Description of the task: Return only what lies between the first line of the entries and the line containing "var names = ['Real", both lines included.

--- BEGIN Data shown ---

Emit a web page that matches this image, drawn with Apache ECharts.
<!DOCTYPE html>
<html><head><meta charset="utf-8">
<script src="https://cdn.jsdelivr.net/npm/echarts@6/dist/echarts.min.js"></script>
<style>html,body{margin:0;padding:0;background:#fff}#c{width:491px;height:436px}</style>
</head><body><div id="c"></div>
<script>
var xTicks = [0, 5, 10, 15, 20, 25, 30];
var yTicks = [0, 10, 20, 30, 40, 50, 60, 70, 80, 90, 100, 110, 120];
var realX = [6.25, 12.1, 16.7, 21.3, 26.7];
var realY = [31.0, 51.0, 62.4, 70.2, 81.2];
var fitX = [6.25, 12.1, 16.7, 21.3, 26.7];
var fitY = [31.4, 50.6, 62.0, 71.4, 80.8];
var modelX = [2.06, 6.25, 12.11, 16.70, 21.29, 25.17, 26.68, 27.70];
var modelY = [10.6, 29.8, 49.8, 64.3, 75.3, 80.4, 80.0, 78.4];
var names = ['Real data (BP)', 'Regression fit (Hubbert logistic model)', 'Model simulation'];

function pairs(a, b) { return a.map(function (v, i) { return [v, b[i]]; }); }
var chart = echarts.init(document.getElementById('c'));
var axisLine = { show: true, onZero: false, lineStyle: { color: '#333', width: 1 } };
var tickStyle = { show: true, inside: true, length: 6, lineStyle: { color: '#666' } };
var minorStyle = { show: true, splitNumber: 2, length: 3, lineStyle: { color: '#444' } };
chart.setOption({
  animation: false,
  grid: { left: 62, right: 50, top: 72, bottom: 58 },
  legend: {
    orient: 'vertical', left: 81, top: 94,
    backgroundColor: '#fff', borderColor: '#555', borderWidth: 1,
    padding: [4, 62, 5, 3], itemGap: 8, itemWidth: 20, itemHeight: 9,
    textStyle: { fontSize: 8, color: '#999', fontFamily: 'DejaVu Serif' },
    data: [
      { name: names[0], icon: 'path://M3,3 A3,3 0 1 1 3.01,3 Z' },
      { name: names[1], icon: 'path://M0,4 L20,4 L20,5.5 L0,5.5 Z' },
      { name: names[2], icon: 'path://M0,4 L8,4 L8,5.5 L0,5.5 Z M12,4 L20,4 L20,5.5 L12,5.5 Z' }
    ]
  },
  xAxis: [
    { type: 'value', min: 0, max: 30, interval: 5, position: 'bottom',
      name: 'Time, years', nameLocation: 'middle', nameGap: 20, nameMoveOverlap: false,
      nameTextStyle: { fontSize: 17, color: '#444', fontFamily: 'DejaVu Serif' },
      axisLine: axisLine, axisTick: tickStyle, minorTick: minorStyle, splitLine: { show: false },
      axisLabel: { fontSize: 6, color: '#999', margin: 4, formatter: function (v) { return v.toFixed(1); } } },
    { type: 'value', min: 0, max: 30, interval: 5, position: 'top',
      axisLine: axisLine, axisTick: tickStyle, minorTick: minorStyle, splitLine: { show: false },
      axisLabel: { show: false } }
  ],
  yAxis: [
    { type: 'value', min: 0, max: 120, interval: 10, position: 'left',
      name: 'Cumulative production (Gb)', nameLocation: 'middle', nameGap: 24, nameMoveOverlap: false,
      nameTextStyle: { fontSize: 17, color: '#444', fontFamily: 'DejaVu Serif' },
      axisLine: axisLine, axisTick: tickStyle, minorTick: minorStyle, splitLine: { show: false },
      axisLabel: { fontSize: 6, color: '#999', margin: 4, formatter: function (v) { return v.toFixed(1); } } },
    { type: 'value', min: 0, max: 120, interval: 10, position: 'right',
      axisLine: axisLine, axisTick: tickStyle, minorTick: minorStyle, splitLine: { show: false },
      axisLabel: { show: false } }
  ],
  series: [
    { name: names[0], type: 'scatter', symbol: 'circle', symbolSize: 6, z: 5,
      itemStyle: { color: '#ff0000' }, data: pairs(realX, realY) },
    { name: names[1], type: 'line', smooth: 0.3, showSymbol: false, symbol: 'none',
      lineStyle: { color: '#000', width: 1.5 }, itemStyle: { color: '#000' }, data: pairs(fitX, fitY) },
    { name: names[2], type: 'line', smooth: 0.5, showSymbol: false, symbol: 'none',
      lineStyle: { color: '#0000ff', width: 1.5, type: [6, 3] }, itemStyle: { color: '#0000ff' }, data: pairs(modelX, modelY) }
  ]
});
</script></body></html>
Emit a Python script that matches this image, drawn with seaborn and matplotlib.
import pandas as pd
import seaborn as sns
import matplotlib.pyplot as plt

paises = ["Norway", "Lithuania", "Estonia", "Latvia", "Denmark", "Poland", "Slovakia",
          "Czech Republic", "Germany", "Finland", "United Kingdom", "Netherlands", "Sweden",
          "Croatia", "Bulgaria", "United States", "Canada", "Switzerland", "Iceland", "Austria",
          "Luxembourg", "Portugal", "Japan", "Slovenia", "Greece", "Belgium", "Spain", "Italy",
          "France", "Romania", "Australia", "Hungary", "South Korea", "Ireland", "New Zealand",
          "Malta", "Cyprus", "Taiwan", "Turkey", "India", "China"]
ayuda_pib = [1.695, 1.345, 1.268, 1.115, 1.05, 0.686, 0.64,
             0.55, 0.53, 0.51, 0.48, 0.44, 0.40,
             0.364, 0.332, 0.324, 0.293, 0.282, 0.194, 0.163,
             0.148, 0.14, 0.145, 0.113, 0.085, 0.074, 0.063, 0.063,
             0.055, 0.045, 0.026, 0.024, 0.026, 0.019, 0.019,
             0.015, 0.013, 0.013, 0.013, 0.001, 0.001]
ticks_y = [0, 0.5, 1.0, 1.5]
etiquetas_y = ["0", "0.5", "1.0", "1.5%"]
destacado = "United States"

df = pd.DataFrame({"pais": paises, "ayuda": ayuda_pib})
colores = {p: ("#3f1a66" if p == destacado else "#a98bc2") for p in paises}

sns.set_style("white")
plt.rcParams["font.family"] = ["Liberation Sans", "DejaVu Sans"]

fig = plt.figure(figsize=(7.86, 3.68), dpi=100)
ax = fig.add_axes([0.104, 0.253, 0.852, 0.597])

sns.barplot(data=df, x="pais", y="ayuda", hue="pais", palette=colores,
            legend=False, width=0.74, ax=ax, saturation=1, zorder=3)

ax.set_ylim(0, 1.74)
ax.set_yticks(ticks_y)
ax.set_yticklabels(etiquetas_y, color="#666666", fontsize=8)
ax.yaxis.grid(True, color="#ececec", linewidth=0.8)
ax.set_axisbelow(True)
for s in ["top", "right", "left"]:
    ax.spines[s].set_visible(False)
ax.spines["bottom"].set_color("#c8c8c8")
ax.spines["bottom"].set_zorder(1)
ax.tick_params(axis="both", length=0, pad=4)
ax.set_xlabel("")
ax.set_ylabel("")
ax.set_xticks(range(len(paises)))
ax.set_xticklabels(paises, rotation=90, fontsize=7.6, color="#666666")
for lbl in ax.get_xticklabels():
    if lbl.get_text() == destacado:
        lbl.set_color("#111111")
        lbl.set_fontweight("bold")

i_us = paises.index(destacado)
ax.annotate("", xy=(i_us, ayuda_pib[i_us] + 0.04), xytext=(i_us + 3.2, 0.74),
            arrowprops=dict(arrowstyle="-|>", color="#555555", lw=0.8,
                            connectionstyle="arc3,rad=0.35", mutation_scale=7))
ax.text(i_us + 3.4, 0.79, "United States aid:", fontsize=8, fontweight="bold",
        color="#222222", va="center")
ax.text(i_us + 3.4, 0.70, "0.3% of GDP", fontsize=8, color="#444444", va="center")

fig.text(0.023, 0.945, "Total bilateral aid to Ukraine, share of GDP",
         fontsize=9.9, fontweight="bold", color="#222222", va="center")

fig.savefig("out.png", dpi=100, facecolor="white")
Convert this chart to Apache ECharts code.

--- END Data shown ---

Problem solution:
Emit a web page that matches this image, drawn with Apache ECharts.
<!DOCTYPE html>
<html><head><meta charset="utf-8">
<script src="https://cdn.jsdelivr.net/npm/echarts@6/dist/echarts.min.js"></script>
<style>html,body{margin:0;padding:0;background:#fff}#c{width:491px;height:436px}</style>
</head><body><div id="c"></div>
<script>
var xTicks = [0, 5, 10, 15, 20, 25, 30];
var yTicks = [0, 10, 20, 30, 40, 50, 60, 70, 80, 90, 100, 110, 120];
var realX = [6.25, 12.1, 16.7, 21.3, 26.7];
var realY = [31.0, 51.0, 62.4, 70.2, 81.2];
var fitX = [6.25, 12.1, 16.7, 21.3, 26.7];
var fitY = [31.4, 50.6, 62.0, 71.4, 80.8];
var modelX = [2.06, 6.25, 12.11, 16.70, 21.29, 25.17, 26.68, 27.70];
var modelY = [10.6, 29.8, 49.8, 64.3, 75.3, 80.4, 80.0, 78.4];
var names = ['Real data (BP)', 'Regression fit (Hubbert logistic model)', 'Model simulation'];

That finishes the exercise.